**PROBLEM:**
Output the full listing below exactly, without the pictures.

**GIVEN DATA:**
>> Begin

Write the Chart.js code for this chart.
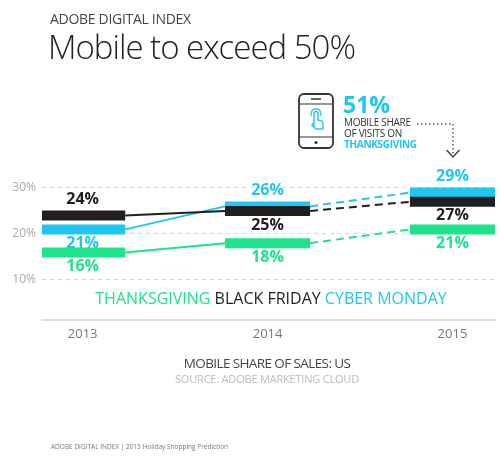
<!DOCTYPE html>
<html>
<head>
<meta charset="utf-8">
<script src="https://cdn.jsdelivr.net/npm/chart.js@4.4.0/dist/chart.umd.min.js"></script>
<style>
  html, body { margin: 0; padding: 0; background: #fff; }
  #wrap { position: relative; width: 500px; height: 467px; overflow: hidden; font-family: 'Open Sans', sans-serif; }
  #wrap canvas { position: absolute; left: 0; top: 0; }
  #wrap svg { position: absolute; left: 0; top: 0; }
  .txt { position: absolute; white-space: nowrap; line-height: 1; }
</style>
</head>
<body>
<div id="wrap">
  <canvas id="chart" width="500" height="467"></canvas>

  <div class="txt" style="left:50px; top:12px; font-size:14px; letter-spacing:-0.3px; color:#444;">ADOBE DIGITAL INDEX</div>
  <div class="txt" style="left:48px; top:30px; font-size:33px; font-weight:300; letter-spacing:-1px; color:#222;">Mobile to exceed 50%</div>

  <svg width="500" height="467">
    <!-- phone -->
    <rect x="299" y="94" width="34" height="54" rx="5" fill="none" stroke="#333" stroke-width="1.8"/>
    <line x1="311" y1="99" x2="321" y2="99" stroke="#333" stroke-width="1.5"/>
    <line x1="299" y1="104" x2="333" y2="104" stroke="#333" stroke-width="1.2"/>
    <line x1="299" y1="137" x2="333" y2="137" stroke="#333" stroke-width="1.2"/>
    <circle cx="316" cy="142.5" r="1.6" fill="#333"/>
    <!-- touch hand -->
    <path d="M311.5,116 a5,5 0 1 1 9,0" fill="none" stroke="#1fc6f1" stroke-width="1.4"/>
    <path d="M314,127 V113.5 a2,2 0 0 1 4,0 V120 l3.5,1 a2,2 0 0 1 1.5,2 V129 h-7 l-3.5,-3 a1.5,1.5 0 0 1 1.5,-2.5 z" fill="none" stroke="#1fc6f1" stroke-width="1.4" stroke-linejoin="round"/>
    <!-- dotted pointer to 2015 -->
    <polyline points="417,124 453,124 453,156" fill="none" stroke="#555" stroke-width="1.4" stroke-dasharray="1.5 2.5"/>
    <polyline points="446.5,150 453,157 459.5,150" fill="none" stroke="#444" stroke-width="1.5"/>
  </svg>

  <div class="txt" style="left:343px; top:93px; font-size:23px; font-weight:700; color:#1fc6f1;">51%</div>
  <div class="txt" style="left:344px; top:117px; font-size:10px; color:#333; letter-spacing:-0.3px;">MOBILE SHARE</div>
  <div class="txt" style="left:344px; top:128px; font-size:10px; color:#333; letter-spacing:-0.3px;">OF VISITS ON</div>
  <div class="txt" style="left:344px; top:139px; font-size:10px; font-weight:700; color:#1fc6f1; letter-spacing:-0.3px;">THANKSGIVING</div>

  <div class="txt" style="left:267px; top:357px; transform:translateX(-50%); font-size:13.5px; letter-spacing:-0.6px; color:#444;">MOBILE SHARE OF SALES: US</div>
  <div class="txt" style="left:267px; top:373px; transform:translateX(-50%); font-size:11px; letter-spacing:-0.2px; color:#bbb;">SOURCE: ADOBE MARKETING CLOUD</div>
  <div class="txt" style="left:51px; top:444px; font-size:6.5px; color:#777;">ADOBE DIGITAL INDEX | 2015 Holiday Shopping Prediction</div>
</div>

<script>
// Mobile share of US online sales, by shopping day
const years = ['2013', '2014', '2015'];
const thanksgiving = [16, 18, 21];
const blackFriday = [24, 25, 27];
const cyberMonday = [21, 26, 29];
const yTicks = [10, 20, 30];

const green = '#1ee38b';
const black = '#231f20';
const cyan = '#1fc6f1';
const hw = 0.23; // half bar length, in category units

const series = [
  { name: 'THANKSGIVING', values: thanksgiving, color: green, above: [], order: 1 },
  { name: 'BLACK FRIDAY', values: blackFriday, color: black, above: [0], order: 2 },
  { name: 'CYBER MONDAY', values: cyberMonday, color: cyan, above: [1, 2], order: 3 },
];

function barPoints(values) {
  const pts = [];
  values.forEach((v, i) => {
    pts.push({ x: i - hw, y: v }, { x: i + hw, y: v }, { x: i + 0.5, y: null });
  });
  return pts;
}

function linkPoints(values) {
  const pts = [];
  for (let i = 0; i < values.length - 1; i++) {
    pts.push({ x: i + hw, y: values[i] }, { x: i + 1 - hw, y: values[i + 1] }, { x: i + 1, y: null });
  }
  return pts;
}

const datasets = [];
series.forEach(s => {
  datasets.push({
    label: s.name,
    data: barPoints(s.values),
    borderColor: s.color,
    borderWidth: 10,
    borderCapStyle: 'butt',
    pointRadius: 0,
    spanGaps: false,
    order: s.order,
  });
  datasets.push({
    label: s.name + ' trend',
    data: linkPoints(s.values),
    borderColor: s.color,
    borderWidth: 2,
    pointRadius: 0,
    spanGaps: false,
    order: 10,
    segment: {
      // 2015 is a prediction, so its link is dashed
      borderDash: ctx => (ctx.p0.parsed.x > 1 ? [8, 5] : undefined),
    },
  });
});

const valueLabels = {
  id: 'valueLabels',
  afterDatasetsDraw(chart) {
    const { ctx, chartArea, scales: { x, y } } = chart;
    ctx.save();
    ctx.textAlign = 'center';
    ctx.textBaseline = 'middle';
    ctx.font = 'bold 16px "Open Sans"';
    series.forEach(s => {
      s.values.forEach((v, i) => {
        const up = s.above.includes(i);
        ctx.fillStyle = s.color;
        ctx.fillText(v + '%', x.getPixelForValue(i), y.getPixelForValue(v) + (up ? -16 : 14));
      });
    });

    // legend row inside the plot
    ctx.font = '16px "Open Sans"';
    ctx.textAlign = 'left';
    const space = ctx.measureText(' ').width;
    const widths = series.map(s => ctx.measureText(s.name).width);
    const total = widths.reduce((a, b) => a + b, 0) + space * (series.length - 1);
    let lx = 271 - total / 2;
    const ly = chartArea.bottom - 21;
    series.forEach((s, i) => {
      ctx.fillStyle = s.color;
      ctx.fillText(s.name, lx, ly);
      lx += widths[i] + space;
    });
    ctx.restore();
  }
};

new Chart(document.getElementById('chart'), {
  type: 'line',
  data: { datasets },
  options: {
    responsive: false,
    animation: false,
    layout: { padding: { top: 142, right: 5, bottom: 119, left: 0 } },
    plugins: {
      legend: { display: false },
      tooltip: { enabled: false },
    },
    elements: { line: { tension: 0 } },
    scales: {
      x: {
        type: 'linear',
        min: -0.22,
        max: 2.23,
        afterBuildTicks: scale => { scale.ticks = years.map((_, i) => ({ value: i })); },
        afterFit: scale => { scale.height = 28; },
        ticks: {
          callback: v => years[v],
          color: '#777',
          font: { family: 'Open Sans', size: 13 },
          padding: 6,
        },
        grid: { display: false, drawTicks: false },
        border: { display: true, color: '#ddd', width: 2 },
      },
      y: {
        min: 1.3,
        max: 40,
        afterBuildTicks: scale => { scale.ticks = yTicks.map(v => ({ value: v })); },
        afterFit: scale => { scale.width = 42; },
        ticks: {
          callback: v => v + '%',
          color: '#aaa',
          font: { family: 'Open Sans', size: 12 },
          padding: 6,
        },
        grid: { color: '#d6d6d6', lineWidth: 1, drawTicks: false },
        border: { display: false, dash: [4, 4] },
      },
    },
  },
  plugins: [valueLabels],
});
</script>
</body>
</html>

>> End

**EXERCISE RESULT:**
Write the Chart.js code for this chart.
<!DOCTYPE html>
<html>
<head>
<meta charset="utf-8">
<script src="https://cdn.jsdelivr.net/npm/chart.js@4.4.0/dist/chart.umd.min.js"></script>
<style>
  html, body { margin: 0; padding: 0; background: #fff; }
  #wrap { position: relative; width: 500px; height: 467px; overflow: hidden; font-family: 'Open Sans', sans-serif; }
  #wrap canvas { position: absolute; left: 0; top: 0; }
  #wrap svg { position: absolute; left: 0; top: 0; }
  .txt { position: absolute; white-space: nowrap; line-height: 1; }
</style>
</head>
<body>
<div id="wrap">
  <canvas id="chart" width="500" height="467"></canvas>

  <div class="txt" style="left:50px; top:12px; font-size:14px; letter-spacing:-0.3px; color:#444;">ADOBE DIGITAL INDEX</div>
  <div class="txt" style="left:48px; top:30px; font-size:33px; font-weight:300; letter-spacing:-1px; color:#222;">Mobile to exceed 50%</div>

  <svg width="500" height="467">
    <!-- phone -->
    <rect x="299" y="94" width="34" height="54" rx="5" fill="none" stroke="#333" stroke-width="1.8"/>
    <line x1="311" y1="99" x2="321" y2="99" stroke="#333" stroke-width="1.5"/>
    <line x1="299" y1="104" x2="333" y2="104" stroke="#333" stroke-width="1.2"/>
    <line x1="299" y1="137" x2="333" y2="137" stroke="#333" stroke-width="1.2"/>
    <circle cx="316" cy="142.5" r="1.6" fill="#333"/>
    <!-- touch hand -->
    <path d="M311.5,116 a5,5 0 1 1 9,0" fill="none" stroke="#1fc6f1" stroke-width="1.4"/>
    <path d="M314,127 V113.5 a2,2 0 0 1 4,0 V120 l3.5,1 a2,2 0 0 1 1.5,2 V129 h-7 l-3.5,-3 a1.5,1.5 0 0 1 1.5,-2.5 z" fill="none" stroke="#1fc6f1" stroke-width="1.4" stroke-linejoin="round"/>
    <!-- dotted pointer to 2015 -->
    <polyline points="417,124 453,124 453,156" fill="none" stroke="#555" stroke-width="1.4" stroke-dasharray="1.5 2.5"/>
    <polyline points="446.5,150 453,157 459.5,150" fill="none" stroke="#444" stroke-width="1.5"/>
  </svg>

  <div class="txt" style="left:343px; top:93px; font-size:23px; font-weight:700; color:#1fc6f1;">51%</div>
  <div class="txt" style="left:344px; top:117px; font-size:10px; color:#333; letter-spacing:-0.3px;">MOBILE SHARE</div>
  <div class="txt" style="left:344px; top:128px; font-size:10px; color:#333; letter-spacing:-0.3px;">OF VISITS ON</div>
  <div class="txt" style="left:344px; top:139px; font-size:10px; font-weight:700; color:#1fc6f1; letter-spacing:-0.3px;">THANKSGIVING</div>

  <div class="txt" style="left:267px; top:357px; transform:translateX(-50%); font-size:13.5px; letter-spacing:-0.6px; color:#444;">MOBILE SHARE OF SALES: US</div>
  <div class="txt" style="left:267px; top:373px; transform:translateX(-50%); font-size:11px; letter-spacing:-0.2px; color:#bbb;">SOURCE: ADOBE MARKETING CLOUD</div>
  <div class="txt" style="left:51px; top:444px; font-size:6.5px; color:#777;">ADOBE DIGITAL INDEX | 2015 Holiday Shopping Prediction</div>
</div>

<script>
// Mobile share of US online sales, by shopping day
const years = ['2013', '2014', '2015'];
const thanksgiving = [16, 18, 21];
const blackFriday = [24, 25, 27];
const cyberMonday = [21, 26, 29];
const yTicks = [10, 20, 30];

const green = '#1ee38b';
const black = '#231f20';
const cyan = '#1fc6f1';
const hw = 0.23; // half bar length, in category units

const series = [
  { name: 'THANKSGIVING', values: thanksgiving, color: green, above: [], order: 1 },
  { name: 'BLACK FRIDAY', values: blackFriday, color: black, above: [0], order: 2 },
  { name: 'CYBER MONDAY', values: cyberMonday, color: cyan, above: [1, 2], order: 3 },
];

function barPoints(values) {
  const pts = [];
  values.forEach((v, i) => {
    pts.push({ x: i - hw, y: v }, { x: i + hw, y: v }, { x: i + 0.5, y: null });
  });
  return pts;
}

function linkPoints(values) {
  const pts = [];
  for (let i = 0; i < values.length - 1; i++) {
    pts.push({ x: i + hw, y: values[i] }, { x: i + 1 - hw, y: values[i + 1] }, { x: i + 1, y: null });
  }
  return pts;
}

const datasets = [];
series.forEach(s => {
  datasets.push({
    label: s.name,
    data: barPoints(s.values),
    borderColor: s.color,
    borderWidth: 10,
    borderCapStyle: 'butt',
    pointRadius: 0,
    spanGaps: false,
    order: s.order,
  });
  datasets.push({
    label: s.name + ' trend',
    data: linkPoints(s.values),
    borderColor: s.color,
    borderWidth: 2,
    pointRadius: 0,
    spanGaps: false,
    order: 10,
    segment: {
      // 2015 is a prediction, so its link is dashed
      borderDash: ctx => (ctx.p0.parsed.x > 1 ? [8, 5] : undefined),
    },
  });
});

const valueLabels = {
  id: 'valueLabels',
  afterDatasetsDraw(chart) {
    const { ctx, chartArea, scales: { x, y } } = chart;
    ctx.save();
    ctx.textAlign = 'center';
    ctx.textBaseline = 'middle';
    ctx.font = 'bold 16px "Open Sans"';
    series.forEach(s => {
      s.values.forEach((v, i) => {
        const up = s.above.includes(i);
        ctx.fillStyle = s.color;
        ctx.fillText(v + '%', x.getPixelForValue(i), y.getPixelForValue(v) + (up ? -16 : 14));
      });
    });

    // legend row inside the plot
    ctx.font = '16px "Open Sans"';
    ctx.textAlign = 'left';
    const space = ctx.measureText(' ').width;
    const widths = series.map(s => ctx.measureText(s.name).width);
    const total = widths.reduce((a, b) => a + b, 0) + space * (series.length - 1);
    let lx = 271 - total / 2;
    const ly = chartArea.bottom - 21;
    series.forEach((s, i) => {
      ctx.fillStyle = s.color;
      ctx.fillText(s.name, lx, ly);
      lx += widths[i] + space;
    });
    ctx.restore();
  }
};

new Chart(document.getElementById('chart'), {
  type: 'line',
  data: { datasets },
  options: {
    responsive: false,
    animation: false,
    layout: { padding: { top: 142, right: 5, bottom: 119, left: 0 } },
    plugins: {
      legend: { display: false },
      tooltip: { enabled: false },
    },
    elements: { line: { tension: 0 } },
    scales: {
      x: {
        type: 'linear',
        min: -0.22,
        max: 2.23,
        afterBuildTicks: scale => { scale.ticks = years.map((_, i) => ({ value: i })); },
        afterFit: scale => { scale.height = 28; },
        ticks: {
          callback: v => years[v],
          color: '#777',
          font: { family: 'Open Sans', size: 13 },
          padding: 6,
        },
        grid: { display: false, drawTicks: false },
        border: { display: true, color: '#ddd', width: 2 },
      },
      y: {
        min: 1.3,
        max: 40,
        afterBuildTicks: scale => { scale.ticks = yTicks.map(v => ({ value: v })); },
        afterFit: scale => { scale.width = 42; },
        ticks: {
          callback: v => v + '%',
          color: '#aaa',
          font: { family: 'Open Sans', size: 12 },
          padding: 6,
        },
        grid: { color: '#d6d6d6', lineWidth: 1, drawTicks: false },
        border: { display: false, dash: [4, 4] },
      },
    },
  },
  plugins: [valueLabels],
});
</script>
</body>
</html>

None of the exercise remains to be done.